#### Task to carry out:
Transcribe every line from the top down to the line with "(loopin) at (130,819);", both ends included, but not the pictures.
───── Stored data
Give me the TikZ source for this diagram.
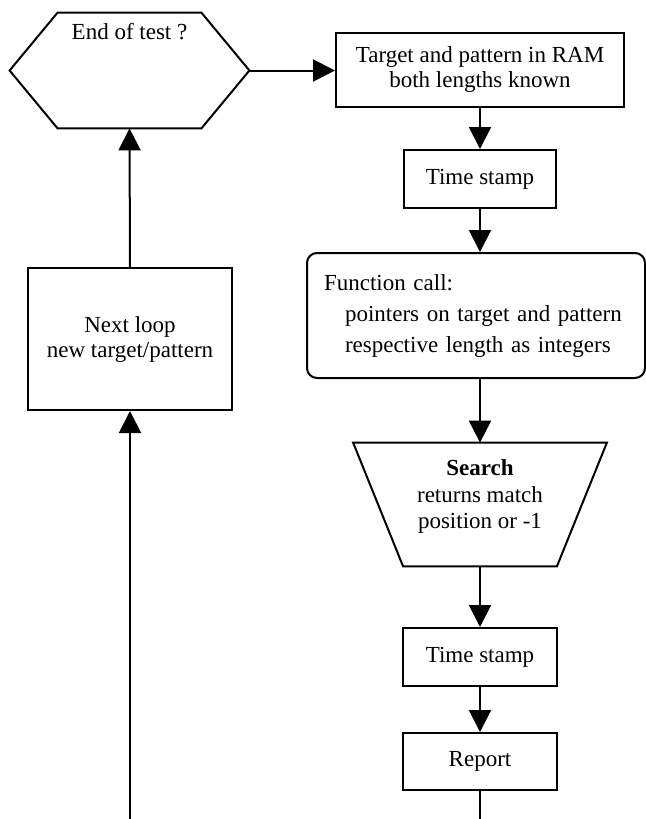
\documentclass[tikz,border=0pt]{standalone}
\usepackage{fontspec}
\setmainfont{Liberation Serif}
\usepackage{tikz}
\usetikzlibrary{
  arrows.meta,
}

\begin{document}
\begin{tikzpicture}[x=0.5pt, y=-0.5pt,
    font=\fontsize{11.5}{12.5}\selectfont,
    box/.style={draw, line width=1pt, align=center, inner sep=0pt},
    flow/.style={line width=1pt, -{Triangle[length=11pt, width=11pt]}},
  ]
  \useasboundingbox (0,0) rectangle (645,819);

  % left column: loop test and next loop
  \node[inner sep=0pt, minimum width=119.5pt, minimum height=57.5pt,
        label={[anchor=north, yshift=-2pt]north:End of test ?}]
        (endtest) at (129.5,70.5) {};
  \draw[line width=1pt] (endtest.west) -- ([xshift=24pt]endtest.north west)
    -- ([xshift=-24pt]endtest.north east) -- (endtest.east)
    -- ([xshift=-24pt]endtest.south east) -- ([xshift=24pt]endtest.south west)
    -- cycle;
  \node[box, minimum width=102pt, minimum height=71pt]
        (next) at (130,339) {Next loop\\new target/pattern};
  \coordinate (loopin) at (130,819);

  % right column: one timed search
  \node[box, minimum width=144pt, minimum height=37pt]
        (ram) at (480,70) {Target and pattern in RAM\\both lengths known};
  \node[box, minimum width=76pt, minimum height=29pt]
        (stamp1) at (480,179) {Time stamp};
  \node[box, rounded corners=5pt, align=left, text width=152pt, inner xsep=8.5pt,
        minimum height=62.5pt, font=\fontsize{11.5}{15.5}\selectfont]
        (call) at (476,315.5) {Function call:\\
          \hspace*{10.5pt}pointers on target and pattern\\
          \hspace*{10.5pt}respective length as integers};
  \node[inner sep=0pt, minimum width=126.5pt, minimum height=61.5pt]
        (search) at (480,504.5) {};
  \draw[line width=1pt] (search.north west) -- (search.north east)
    -- ([xshift=-25pt]search.south east) -- ([xshift=25pt]search.south west)
    -- cycle;
  \node[align=center, inner sep=0pt, font=\fontsize{11.5}{13.25}\selectfont]
        (searchtext) at ([yshift=4pt]search.center)
        {\textbf{Search}\\returns match\\position or -1};
  \node[box, minimum width=77pt, minimum height=29pt]
        (stamp2) at (480,657) {Time stamp};
  \node[box, minimum width=77pt, minimum height=28.5pt]
        (report) at (480,761.5) {Report};
  \coordinate (reportout) at (480,819);

  % connectors
  \draw[flow] (endtest.east) -- (endtest.east -| ram.west);
  \draw[flow] (ram.south) -- (stamp1.north);
  \draw[flow] (stamp1.south) -- (stamp1.south |- call.north);
  \draw[flow] (call.south -| search.north) -- (search.north);
  \draw[flow] (search.south) -- (stamp2.north);
  \draw[flow] (stamp2.south) -- (report.north);
  \draw[line width=1pt] (report.south) -- (reportout);
  \draw[flow] (loopin) -- (next.south);
  \draw[flow] (next.north) -- (endtest.south);
\end{tikzpicture}
\end{document}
──────────
#### Finished task:
Give me the TikZ source for this diagram.
\documentclass[tikz,border=0pt]{standalone}
\usepackage{fontspec}
\setmainfont{Liberation Serif}
\usepackage{tikz}
\usetikzlibrary{
  arrows.meta,
}

\begin{document}
\begin{tikzpicture}[x=0.5pt, y=-0.5pt,
    font=\fontsize{11.5}{12.5}\selectfont,
    box/.style={draw, line width=1pt, align=center, inner sep=0pt},
    flow/.style={line width=1pt, -{Triangle[length=11pt, width=11pt]}},
  ]
  \useasboundingbox (0,0) rectangle (645,819);

  % left column: loop test and next loop
  \node[inner sep=0pt, minimum width=119.5pt, minimum height=57.5pt,
        label={[anchor=north, yshift=-2pt]north:End of test ?}]
        (endtest) at (129.5,70.5) {};
  \draw[line width=1pt] (endtest.west) -- ([xshift=24pt]endtest.north west)
    -- ([xshift=-24pt]endtest.north east) -- (endtest.east)
    -- ([xshift=-24pt]endtest.south east) -- ([xshift=24pt]endtest.south west)
    -- cycle;
  \node[box, minimum width=102pt, minimum height=71pt]
        (next) at (130,339) {Next loop\\new target/pattern};
  \coordinate (loopin) at (130,819);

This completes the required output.